The Lakers have not contacted Mike D'Antoni, The Times has learned, increasing the already strong chances of the return of Phil Jackson.— Mike Bresnahan (@Mike_Bresnahan) November 10, 2012
Astonishing? You bet. D'Antoni has a history of success with Steve Nash and is a known favorite of Kobe's, so the fact that he is on the shelf and hasn't at least been contacted is surprising.
What's this all mean, though?
That the Lakers are progressing toward bringing Jackson back for a third term, provided he is actually keen on what the team is presenting.
As CSNBayArea.com's Ric Bucher previously reported:
There is a scenario in which former Lakers coach Phil Jackson would consider returning for a third stint with the team, sources said late Friday, but it will require executive VP Jim Buss once again relinquishing the organizational reins—and this time handing them to Jackson, rather than back to GM Mitch Kupchak.
One source described the possibility of Jackson returning, should a suitable offer be made, as “strong.”
So there you have it. Jackson is open to returning to the sidelines in Los Angeles for a third stint. It's now up to the Lakers to make it happen.
Or rather, up to Jim Buss to make it happen.
Merely reaching out to Jackson and expressing interest or offering him the job is not enough. They have to give him what he wants, which, as Bucher eloquently puts it, are the "organizational reins."
Will deferring such responsibility, such power, be difficult for Buss to do?
Well, to put it bluntly, hell yes.
It's never easy for anyone—players, coaches, front-office personnel alike—to relinquish power. Doing so is as good as admitting that there's someone better than you for the job.
But in this case, it's necessary. Not only have Jackson's coaching methods been league tested, but they've been Los Angeles tested, too. Not to mention Kobe approved.
And that's huge.
Jackson's ability to earn instant respect from his players, a virtue Alex Kennedy of HOOPSWORLD reported that Brown didn't possess, makes it a given the current Lakers will buy into his triangle offense.
It's that ability that ensures he will be able to keep this team motivated defensively.
It's also that ability that guarantees he can right this sinking ship and transform Los Angeles into the immediate contender it was supposed to be.
So why not give him free rein? Why not do whatever it takes to bring back the coach who will render the Lakers' early-onset struggles an unfortunate occurrence of the past? Why not go back to what works, what you know is going to work?
I don't have an answer for that.

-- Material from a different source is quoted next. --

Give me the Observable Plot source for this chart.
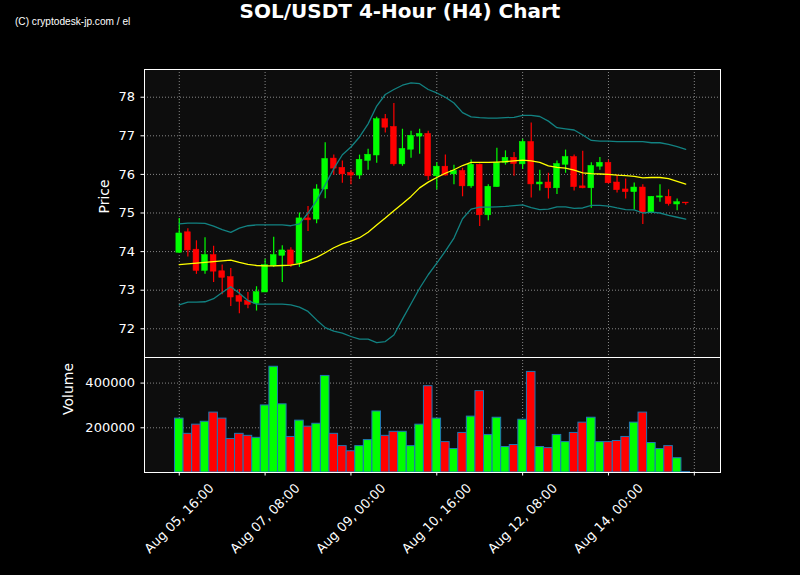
<!DOCTYPE html>
<html><head><meta charset="utf-8">
<script src="https://cdn.jsdelivr.net/npm/d3@7"></script>
<script src="https://cdn.jsdelivr.net/npm/@observablehq/plot@0.6"></script>
<style>
html,body{margin:0;padding:0;background:#000;}
#wrap{position:relative;width:800px;height:575px;background:#000;overflow:hidden;font-family:"DejaVu Sans",sans-serif;}
#title{position:absolute;left:0;top:0;width:800px;text-align:center;color:#fff;font-weight:bold;font-size:20px;line-height:22px;}
#credit{position:absolute;left:15px;top:15px;color:#fff;font-family:"Liberation Sans",sans-serif;font-size:11px;line-height:13px;transform:scaleX(0.92);transform-origin:left top;white-space:nowrap;}
#price{position:absolute;left:0;top:0;}
#vol{position:absolute;left:0;top:354px;}
</style></head>
<body><div id="wrap"><div id="price"></div><div id="vol"></div><div id="title">SOL/USDT 4-Hour (H4) Chart</div><div id="credit">(C) cryptodesk-jp.com / el</div></div>
<script>
const startTime = "2024-08-05T16:00:00Z";
const stepHours = 4;
const open  = [73.97,74.50,74.05,73.50,73.91,73.49,73.34,72.85,72.72,72.65,72.94,73.63,73.89,74.03,73.69,74.86,74.83,75.61,76.41,76.17,76.04,75.97,76.35,76.49,77.43,77.23,76.26,76.64,76.98,77.05,75.95,76.20,76.00,76.09,75.69,76.25,74.94,75.67,76.30,76.43,76.26,76.84,75.74,75.79,75.64,76.25,76.45,75.69,75.64,76.20,76.30,75.79,75.61,75.54,75.66,75.01,75.40,75.42,75.22,75.27];
const high  = [74.86,74.59,74.28,74.36,74.14,73.65,73.56,73.02,72.94,73.09,73.80,74.37,74.15,74.10,75.00,75.17,75.73,76.82,76.50,76.35,76.11,76.50,76.65,77.48,77.55,77.84,77.17,77.12,77.17,77.12,76.30,76.50,76.24,76.16,76.37,76.27,75.73,76.68,76.61,76.57,76.91,77.33,76.11,76.03,76.35,76.63,76.50,76.60,76.30,76.44,76.37,75.99,75.88,75.78,75.73,75.42,75.73,75.60,75.36,75.27];
const low   = [73.95,73.86,73.41,73.41,73.20,72.88,72.58,72.39,72.52,72.46,72.94,73.59,73.20,73.59,73.59,74.52,74.72,75.37,75.98,75.77,75.73,75.87,76.11,76.29,77.07,76.21,76.21,76.42,76.52,75.84,75.60,75.96,75.73,75.42,75.64,74.65,74.80,75.67,76.24,75.95,76.13,75.39,75.57,75.36,75.48,76.03,75.57,75.63,75.12,76.11,75.75,75.52,75.36,75.08,74.70,74.98,75.28,75.18,75.06,75.20];
const close = [74.47,74.03,73.50,73.91,73.48,73.32,72.81,72.70,72.62,72.95,73.65,73.91,74.03,73.65,74.86,74.81,75.61,76.40,76.15,76.00,75.97,76.38,76.51,77.43,77.21,76.26,76.66,77.00,77.05,75.95,76.20,75.97,76.09,75.69,76.25,74.94,75.68,76.30,76.43,76.27,76.84,75.74,75.79,75.64,76.27,76.45,75.67,75.64,76.22,76.30,75.77,75.59,75.54,75.66,75.01,75.42,75.43,75.23,75.28,75.25];
const volume = [241000,173000,214000,227000,268000,241000,150000,173000,164000,155000,
                300000,473000,305000,159000,232000,205000,218000,432000,173000,118000,
                95000,118000,145000,273000,164000,182000,182000,118000,214000,386000,
                241000,136000,105000,177000,250000,364000,168000,245000,114000,123000,
                236000,450000,114000,109000,168000,136000,177000,223000,245000,136000,
                136000,141000,159000,223000,268000,132000,105000,118000,64000,2000];
const sma20 = [73.66,73.68,73.70,73.72,73.74,73.76,73.78,73.72,73.67,73.64,
               73.63,73.63,73.64,73.65,73.69,73.76,73.85,73.97,74.10,74.20,
               74.27,74.36,74.50,74.69,74.87,75.06,75.24,75.43,75.65,75.80,
               75.92,76.03,76.12,76.23,76.31,76.31,76.31,76.32,76.33,76.35,
               76.37,76.35,76.31,76.22,76.18,76.16,76.11,76.04,76.02,76.01,
               76.00,75.98,75.97,75.95,75.91,75.92,75.92,75.89,75.82,75.75];
const upperBand = [74.72,74.74,74.74,74.73,74.66,74.57,74.50,74.61,74.67,74.69,
                   74.69,74.69,74.69,74.67,74.72,75.00,75.32,75.73,76.15,76.51,
                   76.71,76.97,77.31,77.77,78.07,78.20,78.31,78.37,78.35,78.20,
                   78.11,78.00,77.85,77.60,77.49,77.47,77.46,77.46,77.47,77.48,
                   77.53,77.53,77.50,77.38,77.21,77.18,77.15,77.02,76.88,76.86,
                   76.86,76.85,76.85,76.85,76.85,76.82,76.82,76.78,76.72,76.65];
const lowerBand = [72.62,72.69,72.69,72.70,72.78,72.94,73.09,72.92,72.73,72.64,
                   72.64,72.64,72.64,72.62,72.56,72.45,72.23,72.03,71.94,71.89,
                   71.80,71.73,71.73,71.64,71.67,71.84,72.25,72.65,73.05,73.40,
                   73.70,74.01,74.35,74.85,75.10,75.15,75.15,75.16,75.17,75.19,
                   75.21,75.14,75.09,75.10,75.16,75.16,75.12,75.13,75.20,75.20,
                   75.18,75.13,75.09,75.08,75.00,75.02,75.00,74.94,74.89,74.84];
const xTickDates = ["2024-08-05T16:00:00Z","2024-08-07T08:00:00Z","2024-08-09T00:00:00Z","2024-08-10T16:00:00Z","2024-08-12T08:00:00Z","2024-08-14T00:00:00Z","2024-08-15T16:00:00Z"];
const xTickLabels = ["Aug 05, 16:00","Aug 07, 08:00","Aug 09, 00:00","Aug 10, 16:00","Aug 12, 08:00","Aug 14, 00:00",""];
const priceTicks = [72,73,74,75,76,77,78];
const volumeTicks = [200000,400000];

const HOUR = 3600e3;
const t0 = new Date(startTime);
const rows = open.map((o, i) => ({
  date: new Date(+t0 + i * stepHours * HOUR),
  open: o, high: high[i], low: low[i], close: close[i], volume: volume[i],
  sma: sma20[i], upper: upperBand[i], lower: lowerBand[i], up: close[i] >= o
}));
const xDomain = [new Date(+t0 - 16.2 * HOUR), new Date(+t0 + 252.2 * HOUR)];
const tickDates = xTickDates.map(s => new Date(s));
const tickRows = tickDates.map((d, i) => ({date: d, label: xTickLabels[i]})).filter(d => d.label !== "");
const grid = {stroke: "#b0b0b0", strokeOpacity: 0.75, strokeDasharray: "1,2", strokeWidth: 1};
const colorOf = d => d.up ? "#00ff00" : "#ff0000";
const bodyHalf = 1.35 * HOUR, barHalf = 2 * HOUR;
const baseStyle = {background: "transparent", color: "#fff", fontSize: "13px", fontFamily: "DejaVu Sans, sans-serif", overflow: "visible"};

const priceChart = Plot.plot({
  width: 800, height: 360, marginLeft: 144, marginRight: 80, marginTop: 69, marginBottom: 3,
  style: baseStyle,
  x: {type: "utc", domain: xDomain, axis: null},
  y: {domain: [71.256, 78.718]},
  marks: [
    Plot.frame({fill: "#0d0d0d", stroke: null}),
    Plot.ruleX(tickDates, grid),
    Plot.ruleY(priceTicks, grid),
    Plot.ruleX(rows, {x: "date", y1: "low", y2: "high", stroke: colorOf, strokeWidth: 1.2}),
    Plot.rect(rows, {x1: d => new Date(+d.date - bodyHalf), x2: d => new Date(+d.date + bodyHalf), y1: "open", y2: "close", fill: colorOf, stroke: colorOf, strokeWidth: 0.5}),
    Plot.line(rows, {x: "date", y: "upper", stroke: "#128282", strokeWidth: 1.3}),
    Plot.line(rows, {x: "date", y: "lower", stroke: "#128282", strokeWidth: 1.3}),
    Plot.line(rows, {x: "date", y: "sma", stroke: "#ffff00", strokeWidth: 1.3}),
    Plot.axisY(priceTicks, {tickSize: 3.5, tickPadding: 6, label: null, fontSize: 13}),
    Plot.text(["Price"], {frameAnchor: "left", dx: -40, rotate: -90, text: d => d, fill: "#fff", fontSize: 14}),
    Plot.frame({stroke: "#fff", strokeWidth: 1})
  ]
});
document.getElementById("price").append(priceChart);

const volChart = Plot.plot({
  width: 800, height: 221, marginLeft: 144, marginRight: 80, marginTop: 3, marginBottom: 103,
  style: baseStyle,
  x: {type: "utc", domain: xDomain},
  y: {domain: [0, 514500]},
  marks: [
    Plot.frame({fill: "#0d0d0d", stroke: null}),
    Plot.ruleX(tickDates, grid),
    Plot.ruleY(volumeTicks, grid),
    Plot.rect(rows, {x1: d => new Date(+d.date - barHalf), x2: d => new Date(+d.date + barHalf), y1: 0, y2: "volume", fill: colorOf, stroke: "#1f77b4", strokeWidth: 1}),
    Plot.axisY(volumeTicks, {tickSize: 3.5, tickPadding: 6, label: null, tickFormat: d => String(d), fontSize: 13}),
    Plot.axisX(tickDates, {tickSize: 3.5, tickFormat: () => "", label: null}),
    Plot.text(tickRows, {x: "date", text: "label", frameAnchor: "bottom", dy: 46, rotate: -45, textAnchor: "middle", lineAnchor: "middle", fill: "#fff", fontSize: 13}),
    Plot.text(["Volume"], {frameAnchor: "left", dx: -76, rotate: -90, text: d => d, fill: "#fff", fontSize: 14}),
    Plot.frame({stroke: "#fff", strokeWidth: 1})
  ]
});
document.getElementById("vol").append(volChart);
</script></body></html>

Any of that.
Because there isn't one.
Jackson is the one who can fix this; he is the one who can make this complex entity work.
And if all it takes for him to commission his magic is an assurance that Buss is prepared to swallow his pride and let inevitable success run its course, then so be it.
After all, we're talking about the difference between a team embarking on an extensive quest to find an identity and instant gratification.
Which makes such a concession a smaller than diminutive price to pay.